The rules reflect US participation in the Wassenaar Arrangement, a multilateral export-control agreement that includes 41 countries. As it is not a formal treaty, it requires participating states to separately implement their own interpretation of the Arrangement.
Google's objection to the rules being considered in the US reflects unease over the addition of "intrusion software" to the list of goods subject to export limitations.
Intrusion software is defined as software designed or modified "to avoid detection by 'monitoring tools,' or to defeat 'protective countermeasures,' of a computer or network-capable device, and performing: a) the extraction of data or information, from a computer or network-capable device, or the modification of system or user data; or b) the modification of the standard execution path of a program or process in order to allow the execution of externally provided instructions."
It specifically excludes: hypervisors, debuggers, or software reverse engineering (SRE) tools; digital rights management (DRM) software; asset-tracking software; and network-capable devices like mobile phones and smart meters.
Neil Martin, Google export compliance counsel, and Tim Willis, "hacker philanthropist" on the Chrome security team, in a July 20 blog post argue that the proposed rules, if adopted as presently written, would hinder open security research and limit the ability of organizations to find and fix security vulnerabilities in software.

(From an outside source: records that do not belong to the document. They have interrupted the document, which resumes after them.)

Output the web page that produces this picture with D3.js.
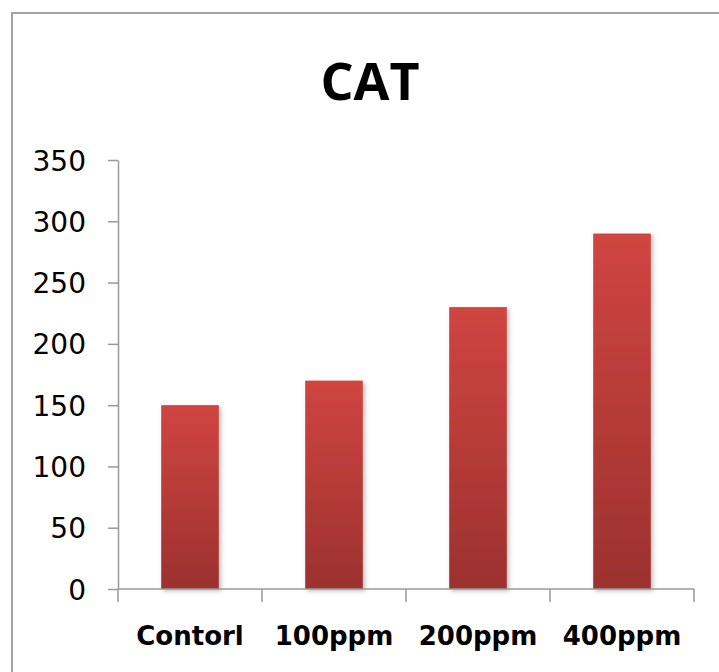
<!DOCTYPE html>
<html>
<head>
<meta charset="utf-8">
<script src="https://cdn.jsdelivr.net/npm/d3@7/dist/d3.min.js"></script>
<style>
  html, body { margin: 0; padding: 0; background: #fff; }
  svg { display: block; }
</style>
</head>
<body>
<script>
// CAT activity by treatment
const categories = ["Contorl", "100ppm", "200ppm", "400ppm"];
const values = [150, 170, 230, 290];
const yTicks = [0, 50, 100, 150, 200, 250, 300, 350];
const title = "CAT";

const W = 719, H = 672;
const svg = d3.select("body").append("svg").attr("width", W).attr("height", H);

const defs = svg.append("defs");
const grad = defs.append("linearGradient")
  .attr("id", "barFill").attr("x1", 0).attr("y1", 0).attr("x2", 0).attr("y2", 1);
grad.append("stop").attr("offset", "0%").attr("stop-color", "#d04541");
grad.append("stop").attr("offset", "100%").attr("stop-color", "#9c312f");

const shadow = defs.append("filter").attr("id", "barShadow")
  .attr("x", "-20%").attr("y", "-5%").attr("width", "150%").attr("height", "115%");
shadow.append("feDropShadow").attr("dx", 2).attr("dy", 2)
  .attr("stdDeviation", 2).attr("flood-color", "#000").attr("flood-opacity", 0.28);

// chart frame
svg.append("rect")
  .attr("x", 12).attr("y", 13).attr("width", 730).attr("height", 700)
  .attr("fill", "#fff").attr("stroke", "#a3a3a3").attr("stroke-width", 2);

const plot = { left: 118, right: 694, top: 160, bottom: 589 };

const x = d3.scaleBand().domain(categories)
  .range([plot.left, plot.right]).paddingInner(0.6).paddingOuter(0.3);
const y = d3.scaleLinear().domain([0, 350]).range([plot.bottom, plot.top]);

// bars
svg.append("g").selectAll("rect").data(values).join("rect")
  .attr("x", (d, i) => x(categories[i]))
  .attr("y", d => y(d))
  .attr("width", x.bandwidth())
  .attr("height", d => y(0) - y(d))
  .attr("fill", "url(#barFill)")
  .attr("filter", "url(#barShadow)");

// y axis
const yAxis = svg.append("g")
  .attr("transform", `translate(${plot.left},0)`)
  .call(d3.axisLeft(y).tickValues(yTicks).tickSize(10).tickSizeOuter(0).tickPadding(22));
yAxis.selectAll("path, line").attr("stroke", "#999").attr("stroke-width", 1.5);
yAxis.selectAll("text")
  .attr("font-family", "'DejaVu Sans', Verdana, sans-serif")
  .attr("font-size", 28).attr("fill", "#000").attr("dy", "0.36em");

// x axis with category boundary ticks
const xEdges = d3.scaleLinear().domain([0, categories.length]).range([plot.left, plot.right]);
const xAxis = svg.append("g").attr("transform", `translate(0,${plot.bottom})`);
xAxis.append("line")
  .attr("x1", plot.left).attr("x2", plot.right)
  .attr("stroke", "#999").attr("stroke-width", 1.5);
xAxis.selectAll("line.tick").data(d3.range(categories.length + 1)).join("line")
  .attr("class", "tick")
  .attr("x1", d => xEdges(d)).attr("x2", d => xEdges(d))
  .attr("y1", 0).attr("y2", 13)
  .attr("stroke", "#999").attr("stroke-width", 1.5);
xAxis.selectAll("text").data(categories).join("text")
  .attr("x", d => x(d) + x.bandwidth() / 2)
  .attr("y", 56)
  .attr("text-anchor", "middle")
  .attr("font-family", "'DejaVu Sans', Verdana, sans-serif")
  .attr("font-weight", "bold")
  .attr("font-size", 26)
  .attr("fill", "#000")
  .text(d => d);

// title
svg.append("text")
  .attr("x", 370).attr("y", 100)
  .attr("text-anchor", "middle")
  .attr("font-family", "'Open Sans', 'Liberation Sans', sans-serif")
  .attr("font-weight", "bold")
  .attr("font-size", 52)
  .attr("fill", "#000")
  .text(title);
</script>
</body>
</html>
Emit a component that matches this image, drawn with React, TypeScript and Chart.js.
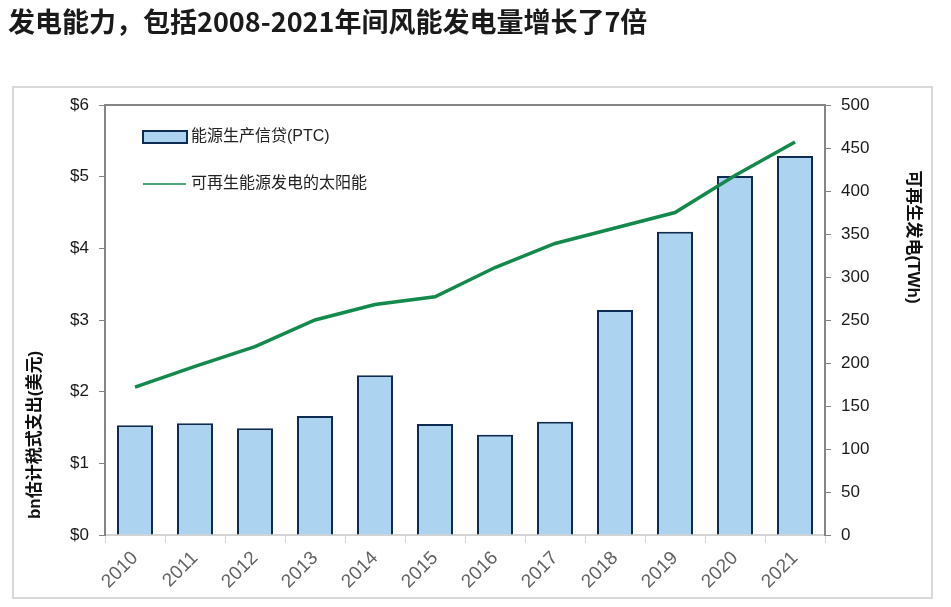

"It would be a disastrous outcome if an export regulation intended to make people more secure resulted in billions of users across the globe becoming persistently less secure," Martin and Willis write.
In a letter sent to the US Commerce Department's Bureau of Industry and Security (BIS), Google argues that the proposed rules are too broad and vague, requiring potential export licenses for email, code review systems, instant messages, and perhaps even in-person conversation, despite assurances to the contrary.
The rules, suggest Martin and Willis, could require an export license to report a bug and could limit the ability of companies to share information about intrusion software.
Jeffrey L. Vagle, executive director of the Center for Technology, Innovation, and Competition at the University of Pennsylvania Law School, said in a blog post earlier this month that the government's impulse to limit the flow of potentially dangerous software, while understandable, is fraught with difficulties.
Governments naturally want to control potentially dangerous technologies, Vagle contends, yet they also want to use these same technologies for intelligence and surveillance. The problem with this approach is that offensive and defensive cyber-security research often depend on each other.
The US government's proposed cure might just make its own networks, already compromised too often, less secure.
"Regulating offensive research through limits on international collaboration could very well make impotent an important component in our ongoing struggle to fix buggy code," Vagel wrote. "If the true goal is to maximize information security in our everted cyberspace, the better solution is one that incentivizes defense rather than arbitrarily punishes offense."
Vagel suggests liability for vulnerabilities would offer an incentive for greater defensive investment in software.
Google has requested that the Commerce Department address the problems with its rules at the annual meeting of Wassenaar Arrangement members in December.